側面と底面は、180mm×500mmに切り出した吸音材で側板上部50mmから70mmほどの空間は板が露出した状態になるように調整。背面内側に貼る吸音材は、効率よく吸音させるために、若干しわが寄るぐらいに貼り付けます。均質にしわを作るのが結構難しい。
ここまでくれば、あとは元通りにユニットを仮組で組みつけて、そしてひたすら音楽を鳴らしてみて吸音材を足したり引いたり、膨らませたり、薄くしたり、隙間に吸音材を追加したり、厚みを変えたりして再び鳴らす、を繰り返す。
今日は邦楽中心に節操のない選曲になってしまいましたが、
踊り子/村下孝蔵
さらばシベリア鉄道/大瀧詠一
Nostalgia/浜田麻里
Cry for the Moon/浜田麻里
木枯らしに抱かれて/The Alfee
バラと雨/布袋寅泰
Yes-No /オフコース
ほか昭和から平成初期の曲を中心に。
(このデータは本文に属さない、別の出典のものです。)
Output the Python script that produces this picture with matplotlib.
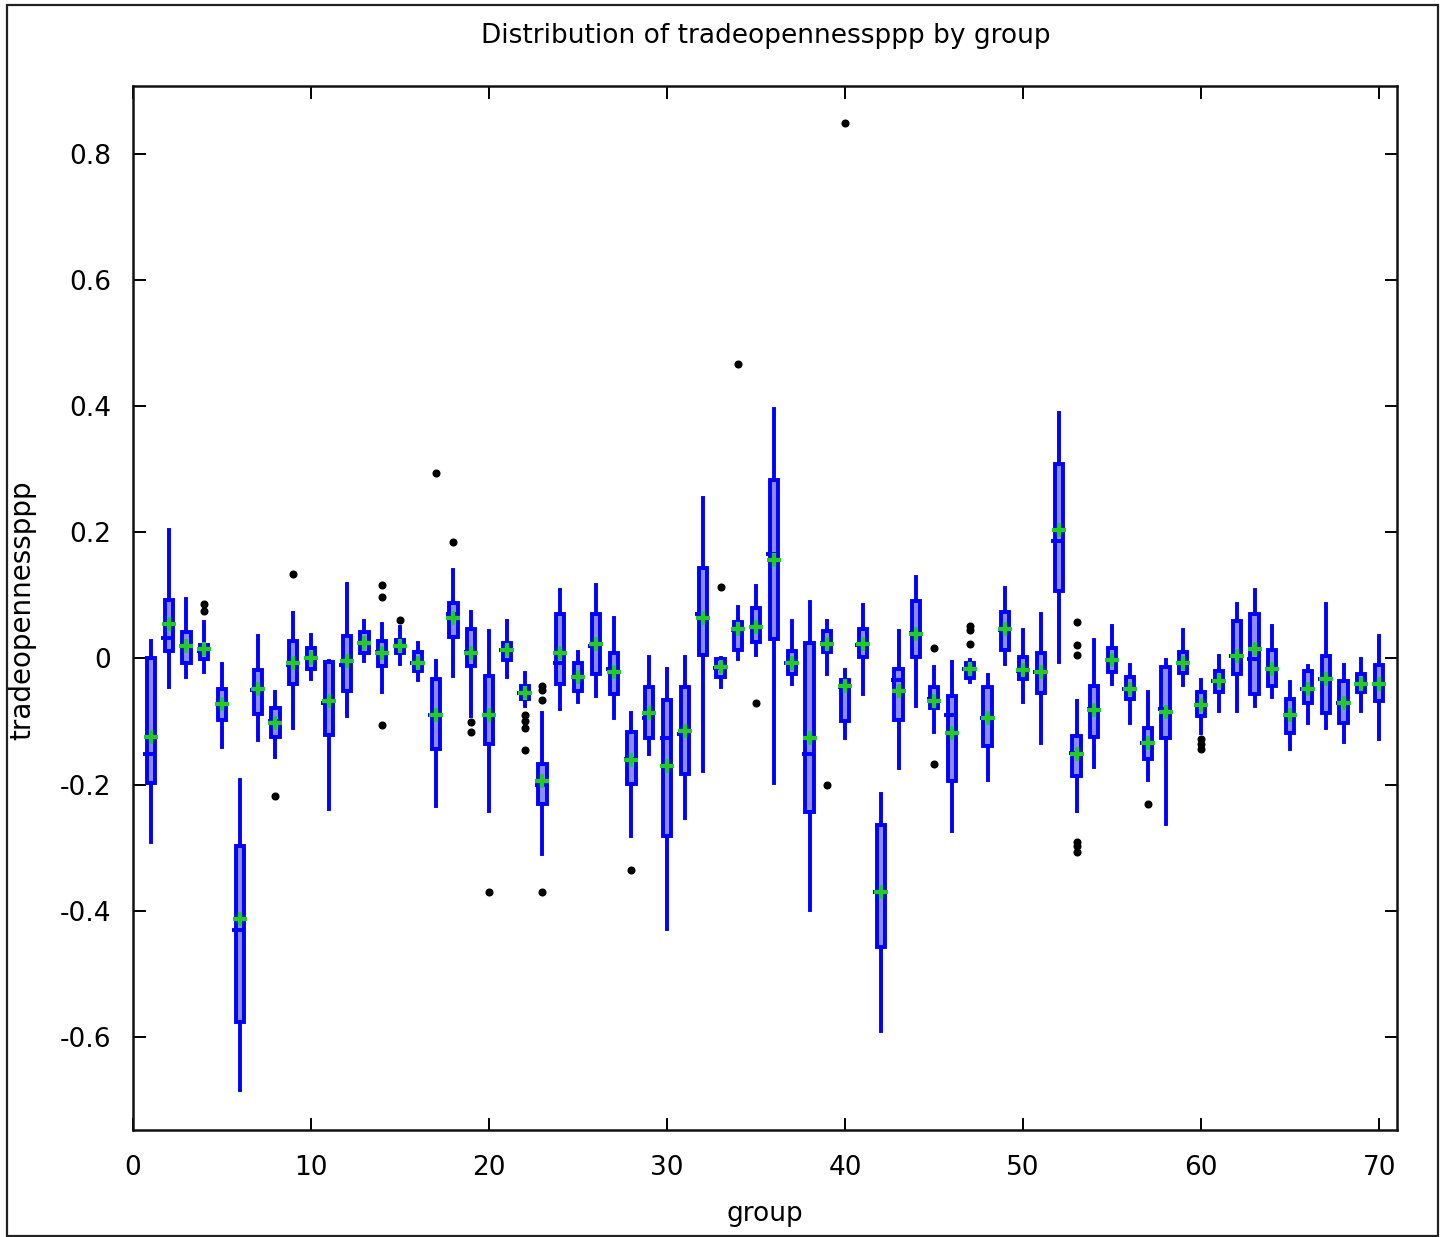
import matplotlib
matplotlib.use("Agg")
import matplotlib.pyplot as plt
from matplotlib.patches import Rectangle
import numpy as np

# per-group summary: whisker low, Q1, median, Q3, whisker high, mean
groups = np.arange(1, 71)

whislo = [-0.291, -0.045, -0.029, -0.021, -0.141, -0.685, -0.129, -0.156, -0.111, -0.033,
          -0.239, -0.092, -0.004, -0.054, -0.009, -0.034, -0.234, -0.028, -0.091, -0.242,
          -0.030, -0.076, -0.310, -0.080, -0.069, -0.060, -0.095, -0.282, -0.151, -0.429,
          -0.253, -0.178, -0.046, -0.001, 0.005, -0.197, -0.040, -0.399, -0.024, -0.127,
          -0.057, -0.591, -0.174, -0.075, -0.117, -0.274, -0.037, -0.193, -0.009, -0.069,
          -0.134, -0.006, -0.242, -0.173, -0.041, -0.102, -0.193, -0.263, -0.042, -0.118,
          -0.083, -0.083, -0.076, -0.061, -0.144, -0.103, -0.110, -0.132, -0.083, -0.128]

q1 = [-0.198, 0.011, -0.008, -0.001, -0.098, -0.576, -0.088, -0.125, -0.040, -0.016,
      -0.121, -0.052, 0.009, -0.012, 0.008, -0.020, -0.143, 0.034, -0.012, -0.135,
      -0.002, -0.065, -0.231, -0.041, -0.052, -0.025, -0.056, -0.199, -0.127, -0.281,
      -0.184, 0.005, -0.029, 0.013, 0.026, 0.031, -0.024, -0.243, 0.010, -0.100,
      0.003, -0.457, -0.097, 0.003, -0.079, -0.194, -0.031, -0.139, 0.013, -0.033,
      -0.055, 0.107, -0.187, -0.124, -0.022, -0.064, -0.160, -0.126, -0.023, -0.091,
      -0.054, -0.025, -0.057, -0.044, -0.119, -0.070, -0.086, -0.103, -0.054, -0.068]

med = [-0.151, 0.033, 0.020, 0.012, -0.072, -0.430, -0.050, -0.100, -0.010, 0.000,
       -0.070, -0.010, 0.025, 0.010, 0.019, -0.008, -0.090, 0.070, 0.010, -0.090,
       0.013, -0.055, -0.200, -0.008, -0.030, 0.020, -0.016, -0.160, -0.095, -0.127,
       -0.120, 0.071, -0.015, 0.045, 0.050, 0.166, -0.007, -0.151, 0.025, -0.045,
       0.022, -0.370, -0.034, 0.040, -0.065, -0.089, -0.017, -0.095, 0.045, -0.020,
       -0.022, 0.186, -0.150, -0.080, -0.003, -0.048, -0.134, -0.080, -0.007, -0.074,
       -0.036, 0.004, -0.001, -0.017, -0.089, -0.048, -0.032, -0.071, -0.040, -0.040]

q3 = [0.000, 0.093, 0.042, 0.022, -0.048, -0.298, -0.018, -0.078, 0.027, 0.016,
      -0.006, 0.035, 0.042, 0.027, 0.029, 0.010, -0.032, 0.088, 0.046, -0.028,
      0.025, -0.043, -0.168, 0.070, -0.007, 0.070, 0.009, -0.117, -0.046, -0.066,
      -0.046, 0.143, -0.001, 0.058, 0.080, 0.283, 0.012, 0.025, 0.043, -0.034,
      0.047, -0.264, -0.017, 0.091, -0.045, -0.059, -0.007, -0.046, 0.073, 0.002,
      0.009, 0.309, -0.123, -0.043, 0.017, -0.029, -0.111, -0.013, 0.010, -0.054,
      -0.020, 0.059, 0.070, 0.013, -0.065, -0.020, 0.004, -0.036, -0.025, -0.010]

whishi = [0.027, 0.204, 0.095, 0.057, -0.009, -0.193, 0.035, -0.053, 0.072, 0.037,
          -0.004, 0.118, 0.059, 0.055, 0.050, 0.025, -0.004, 0.141, 0.073, 0.043,
          0.059, -0.023, -0.087, 0.108, 0.010, 0.116, 0.064, -0.086, 0.003, -0.016,
          0.003, 0.254, 0.000, 0.081, 0.115, 0.396, 0.059, 0.089, 0.059, -0.019,
          0.085, -0.215, 0.043, 0.129, -0.013, -0.006, -0.003, -0.027, 0.112, 0.045,
          0.071, 0.390, -0.068, 0.030, 0.051, -0.010, -0.053, -0.002, 0.045, -0.034,
          0.004, 0.086, 0.108, 0.052, -0.037, -0.012, 0.086, -0.010, -0.001, 0.036]

means = [-0.125, 0.055, 0.019, 0.015, -0.072, -0.413, -0.049, -0.103, -0.008, 0.000,
         -0.068, -0.004, 0.024, 0.009, 0.019, -0.008, -0.089, 0.064, 0.009, -0.089,
         0.013, -0.055, -0.194, 0.009, -0.029, 0.023, -0.021, -0.161, -0.086, -0.171,
         -0.115, 0.064, -0.014, 0.046, 0.050, 0.156, -0.007, -0.126, 0.023, -0.044,
         0.023, -0.371, -0.051, 0.038, -0.067, -0.119, -0.017, -0.094, 0.046, -0.019,
         -0.022, 0.203, -0.152, -0.082, -0.003, -0.049, -0.134, -0.085, -0.007, -0.074,
         -0.036, 0.004, 0.015, -0.017, -0.089, -0.048, -0.032, -0.071, -0.040, -0.041]

# outlying observations, keyed by group
outliers = {
    4: [0.075, 0.087],
    8: [-0.218],
    9: [0.134],
    14: [0.117, 0.098, -0.105],
    15: [0.061],
    17: [0.294],
    18: [0.185],
    19: [-0.101, -0.116],
    20: [-0.371],
    22: [-0.090, -0.100, -0.111, -0.146],
    23: [-0.044, -0.050, -0.066, -0.371],
    28: [-0.336],
    33: [0.114],
    34: [0.467],
    35: [-0.071],
    39: [-0.200],
    40: [0.849],
    45: [0.016, -0.167],
    47: [0.051, 0.045, 0.023],
    53: [0.058, 0.021, 0.005, -0.291, -0.298, -0.307],
    57: [-0.231],
    60: [-0.128, -0.136, -0.144],
}

xticks = [0, 10, 20, 30, 40, 50, 60, 70]
yticks = [-0.6, -0.4, -0.2, 0.0, 0.2, 0.4, 0.6, 0.8]
ytick_labels = ["-0.6", "-0.4", "-0.2", "0", "0.2", "0.4", "0.6", "0.8"]

BLUE = "#0000ff"
FILL = "#8c8cff"
GREEN = "#22cc22"
FS = 19
LW = 2.8

plt.rcParams["font.family"] = ["DejaVu Sans"]

fig = plt.figure(figsize=(14.46, 12.37), dpi=100)
ax = fig.add_axes([0.0920, 0.0865, 0.8741, 0.8440])

stats = []
for i, g in enumerate(groups):
    stats.append({
        "whislo": whislo[i], "q1": q1[i], "med": med[i], "q3": q3[i],
        "whishi": whishi[i], "mean": means[i],
        "fliers": outliers.get(int(g), []),
    })

ax.bxp(stats, positions=groups, widths=0.46, patch_artist=True,
       showcaps=False, showmeans=False,
       boxprops=dict(facecolor=FILL, edgecolor=BLUE, linewidth=LW),
       whiskerprops=dict(color=BLUE, linewidth=LW),
       medianprops=dict(linewidth=0),
       flierprops=dict(marker="o", markersize=4.8, markerfacecolor="black",
                       markeredgecolor="black", linestyle="none"),
       manage_ticks=False, zorder=2)

# median bar sticks out a little on the left of each box
ax.hlines(med, groups - 0.42, groups + 0.23, colors=BLUE, linewidth=LW, zorder=3)

ax.plot(groups, means, linestyle="none", marker="+", markersize=10,
        markeredgewidth=3.0, color=GREEN, zorder=4)

ax.set_xlim(0, 71)
ax.set_ylim(-0.748, 0.908)
ax.set_xticks(xticks)
ax.set_xticklabels([str(t) for t in xticks])
ax.set_yticks(yticks)
ax.set_yticklabels(ytick_labels)
ax.tick_params(direction="in", length=9, width=1.4, top=True, right=True,
               labelsize=FS, colors="black")
ax.tick_params(axis="x", pad=18)
ax.tick_params(axis="y", pad=16)
for sp in ax.spines.values():
    sp.set_linewidth(1.8)
    sp.set_color("#111111")

fig.text(0.5295, 0.971, "Distribution of tradeopennessppp by group",
         ha="center", va="center", fontsize=FS)
fig.text(0.529, 0.0186, "group", ha="center", va="center", fontsize=FS)
fig.text(0.0152, 0.507, "tradeopennessppp", ha="center", va="center",
         rotation=90, fontsize=FS + 1)

# thin frame around the whole picture
fig.patches.append(Rectangle((7 / 1446, 1 / 1237), 1431 / 1446, 1231 / 1237,
                             transform=fig.transFigure, fill=False,
                             edgecolor="#222222", linewidth=1.6))

fig.savefig("out.png", dpi=100)
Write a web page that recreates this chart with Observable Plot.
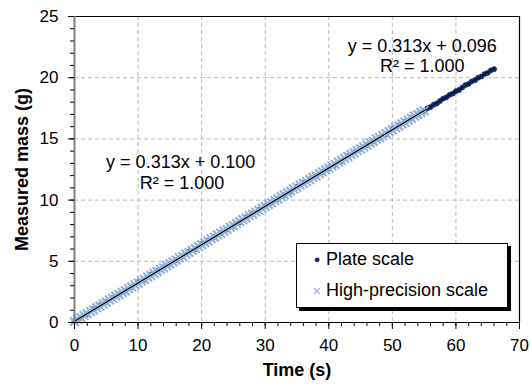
<!DOCTYPE html>
<html>
<head>
<meta charset="utf-8">
<script src="https://cdn.jsdelivr.net/npm/d3@7"></script>
<script src="https://cdn.jsdelivr.net/npm/@observablehq/plot@0.6"></script>
<style>
  html, body { margin: 0; padding: 0; background: #fff; }
  #wrap { position: relative; width: 530px; height: 385px; font-family: "Liberation Sans", Arial, sans-serif; }
  #legend { position: absolute; left: 296px; top: 243px; width: 212px; height: 65px; border: 1.5px solid #000;
            box-shadow: 3px 3px 0 #000; background: #fff; box-sizing: border-box; font-size: 18px; color: #000; }
  #legend .item { position: absolute; left: 0; white-space: nowrap; }
  #legend .sym { position: absolute; left: 15px; width: 10px; text-align: center; }
  #legend .lbl { position: absolute; left: 29px; }
</style>
</head>
<body>
<div id="wrap"></div>
<script>
// ---- data ----
const hpTime = [0,0.5,1,1.5,2,2.5,3,3.5,4,4.5,5,5.5,6,6.5,7,7.5,8,8.5,9,9.5,10,10.5,11,11.5,12,12.5,13,13.5,14,14.5,15,15.5,16,16.5,17,17.5,18,18.5,19,19.5,20,20.5,21,21.5,22,22.5,23,23.5,24,24.5,25,25.5,26,26.5,27,27.5,28,28.5,29,29.5,30,30.5,31,31.5,32,32.5,33,33.5,34,34.5,35,35.5,36,36.5,37,37.5,38,38.5,39,39.5,40,40.5,41,41.5,42,42.5,43,43.5,44,44.5,45,45.5,46,46.5,47,47.5,48,48.5,49,49.5,50,50.5,51,51.5,52,52.5,53,53.5,54,54.5,55];
const hpMass = [0.08,0.27,0.40,0.58,0.72,0.90,1.03,1.21,1.34,1.52,1.66,1.84,1.97,2.15,2.28,2.46,2.59,2.77,2.91,3.08,3.22,3.40,3.53,3.71,3.85,4.02,4.16,4.34,4.47,4.65,4.79,4.96,5.10,5.28,5.41,5.59,5.72,5.90,6.04,6.21,6.35,6.53,6.66,6.84,6.98,7.15,7.29,7.47,7.60,7.78,7.91,8.09,8.23,8.40,8.54,8.72,8.85,9.03,9.16,9.34,9.48,9.65,9.79,9.97,10.10,10.28,10.42,10.59,10.73,10.91,11.04,11.22,11.36,11.53,11.67,11.85,11.98,12.16,12.30,12.47,12.61,12.79,12.92,13.10,13.24,13.41,13.55,13.73,13.86,14.04,14.18,14.35,14.49,14.67,14.80,14.98,15.11,15.29,15.43,15.60,15.74,15.92,16.05,16.23,16.37,16.54,16.68,16.86,16.99,17.17,17.30];

const plateTime = [0,1,2,3,4,5,6,7,8,9,10,11,12,13,14,15,16,17,18,19,20,21,22,23,24,25,26,27,28,29,30,31,32,33,34,35,36,37,38,39,40,41,42,43,44,45,46,47,48,49,50,51,52,53,54,55,55.5,56,56.5,57,57.5,58,58.5,59,59.5,60,60.5,61,61.5,62,62.5,63,63.5,64,64.5,65,65.5,66];
const plateMass = [0.1,0.4,0.7,1.1,1.4,1.7,2.0,2.3,2.6,2.9,3.3,3.5,3.9,4.2,4.5,4.8,5.1,5.4,5.8,6.0,6.4,6.7,7.0,7.3,7.6,7.9,8.2,8.6,8.9,9.2,9.5,9.8,10.1,10.4,10.7,11.1,11.4,11.7,12.0,12.3,12.6,12.9,13.2,13.6,13.9,14.2,14.5,14.8,15.1,15.4,15.8,16.1,16.4,16.7,17.0,17.3,17.5,17.6,17.8,17.9,18.1,18.3,18.4,18.6,18.7,18.9,19.0,19.2,19.4,19.5,19.7,19.8,20.0,20.1,20.3,20.4,20.6,20.7];

// linear fits (endpoints of the trendlines)
const fitHpTime = [0, 55];
const fitHpMass = [0.100, 17.315];
const fitPlateTime = [0, 66];
const fitPlateMass = [0.096, 20.754];

const eqText = ["y = 0.313x + 0.100", "R² = 1.000", "y = 0.313x + 0.096", "R² = 1.000"];
const eqAtTime = [16.7, 16.9, 54.7, 54.7];
const eqAtMass = [13.1, 11.35, 22.6, 20.9];

const xMajor = [0,10,20,30,40,50,60,70];
const xMinor = [0,2,4,6,8,10,12,14,16,18,20,22,24,26,28,30,32,34,36,38,40,42,44,46,48,50,52,54,56,58,60,62,64,66,68,70];
const xGrid = [10,20,30,40,50,60];
const yMajor = [0,5,10,15,20,25];
const yMinor = [0,1,2,3,4,5,6,7,8,9,10,11,12,13,14,15,16,17,18,19,20,21,22,23,24,25];
const yGrid = [5,10,15,20];

const xTitle = "Time (s)";
const yTitle = "Measured mass (g)";
const seriesNames = ["Plate scale", "High-precision scale"];

// ---- build ----
const hp = hpTime.map((t, i) => ({t, m: hpMass[i]}));
const plate = plateTime.map((t, i) => ({t, m: plateMass[i]}));
const fit1 = fitHpTime.map((t, i) => ({t, m: fitHpMass[i]}));
const fit2 = fitPlateTime.map((t, i) => ({t, m: fitPlateMass[i]}));
const eqs = eqText.map((s, i) => ({s, t: eqAtTime[i], m: eqAtMass[i]}));

const dark = "#102a6e";
const light = "#95b3d7";

const chart = Plot.plot({
  width: 530,
  height: 385,
  marginLeft: 74,
  marginRight: 11,
  marginTop: 16,
  marginBottom: 63,
  style: {fontFamily: "'Liberation Sans', Arial, sans-serif", fontSize: "17px", color: "#000", background: "#fff"},
  x: {domain: [0, 70], axis: null, label: null},
  y: {domain: [0, 25], axis: null, label: null},
  marks: [
    Plot.gridX(xGrid, {stroke: "#b8b8b8", strokeOpacity: 1, strokeDasharray: "4,3"}),
    Plot.gridY(yGrid, {stroke: "#b8b8b8", strokeOpacity: 1, strokeDasharray: "4,3"}),
    Plot.dot(plate, {x: "t", y: "m", r: 2.6, fill: dark, stroke: dark, strokeWidth: 0.5}),
    Plot.dot(hp, {x: "t", y: "m", symbol: "times", r: 4, stroke: light, strokeWidth: 2.2}),
    Plot.line(fit1, {x: "t", y: "m", stroke: "#000", strokeWidth: 1}),
    Plot.line(fit2, {x: "t", y: "m", stroke: "#000", strokeWidth: 0.8}),
    Plot.ruleY([25], {stroke: "#000", strokeWidth: 1.2}),
    Plot.ruleX([70], {stroke: "#000", strokeWidth: 1.2}),
    Plot.ruleY([0], {stroke: "#000", strokeWidth: 1.2}),
    Plot.ruleX([0], {stroke: "#808080", strokeWidth: 2}),
    Plot.axisX(xMinor, {tickSize: 4, text: null, stroke: "#000", label: null}),
    Plot.axisX(xMajor, {tickSize: 7, text: null, stroke: "#000", label: null}),
    Plot.axisX(xMajor, {tickSize: 0, tickPadding: 16, fill: "#000", label: null}),
    Plot.axisY(yMinor, {tickSize: 4, text: null, stroke: "#000", label: null}),
    Plot.axisY(yMajor, {tickSize: 6, text: null, stroke: "#000", label: null}),
    Plot.axisY(yMajor, {tickSize: 0, tickPadding: 16, fill: "#000", label: null}),
    Plot.text([xTitle], {frameAnchor: "bottom", dy: 53, fontSize: 18, fontWeight: "bold", fill: "#000", textAnchor: "middle"}),
    Plot.text([yTitle], {frameAnchor: "left", rotate: -90, dx: -52, fontSize: 18, fontWeight: "bold", fill: "#000", textAnchor: "middle"}),
    Plot.text(eqs, {x: "t", y: "m", text: "s", fontSize: 18, fill: "#000", textAnchor: "middle"})
  ]
});

const wrap = document.getElementById("wrap");
wrap.appendChild(chart);

const legend = document.createElement("div");
legend.id = "legend";
legend.innerHTML =
  `<div class="item" style="top:5px;width:100%"><span class="sym" style="color:${dark};font-size:11px;top:4px">&#9679;</span><span class="lbl">${seriesNames[0]}</span></div>` +
  `<div class="item" style="top:36px;width:100%"><span class="sym" style="color:${light};font-size:15px;top:2px">&#215;</span><span class="lbl">${seriesNames[1]}</span></div>`;
wrap.appendChild(legend);
</script>
</body>
</html>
。。。
で、D-152Eの吸音材変更前と比べると、吸音材変更後は、中音域をかなり絞った状態にしました。おかげで中音域の解像度が高くなったことと、低音が相対的に大きな音になったので、ここから変に響く帯域をつぶしていきましたが、 最初は音楽聞きながらカット&トライでやっていましたが、音楽聞きながらではすべての低音域での暴れを解消できませんでした。
で、1時間ほどかけて、アンプに正弦波を入れて周波数を変えていきながら、エンクロージャが共鳴する波長と、共振位置を触って調べて、エンクロージャ内の一部に鉛シートを貼ったりして、ハコ鳴りをコントロールしたりと、吸音材以外の改造も必要でしたが、そのあと再び音楽をかけて聴いてみてとりあえず納得できるレベルに仕上げました。
欠点は、、、、、、スピーカーとしての効率はかなり落ちた状態です。吸音材で減衰させている部分が増えているので、同じ音量で聴くのに、アンプのアッテネーターを今までよりも開け気味にしないといけないです。、
そして、今日1日D-152Eをいじり続けていたら、D-112NFXの音について(ニアフィールドで単独で聴く限りでは)不満がなかったはずなのに、D-152Eと比べると、なんだか音がこもっているように聞こえてしまうという不満を持つようになってしまいました。
D-112NFXで音がモヤモヤしているように聞こえる原因は、D-112NFXは200Hz以下、特に120Hz以下の音が入ってくると、音質がこもる癖があるようだということまでは突き止めました。その辺りの帯域をカットすると、濁りが消えますが、低音がスッカスカになるので、あとはどうやって両立させることができるか、です。
いままでニアフィールドでD-112NFXで聴いていて感じていた包まれるような臨場感は、D-152Eと比べてしまうと、臨場感ではなく、エンクロージャ内で余計な音を殺しきれていなかった濁りがニアフィールドで聴く音量で鳴らしている分には、臨場感っぽく聞こえるバランスが成立していた、ということかなぁ、と想像します。
何にせよ、D-152Eのチューニング(というか、ほとんどデッドニング)を通じてD-112NFXで感じていた臨場感は、エンクロージャー内のコントロール不足で、たまたま小音量・ニアフィールドで臨場感を感じるような残響に聞こえただけだった、といえます。
チューニングしたD-152E、メインスピーカーとしてしばらく使おうと思います。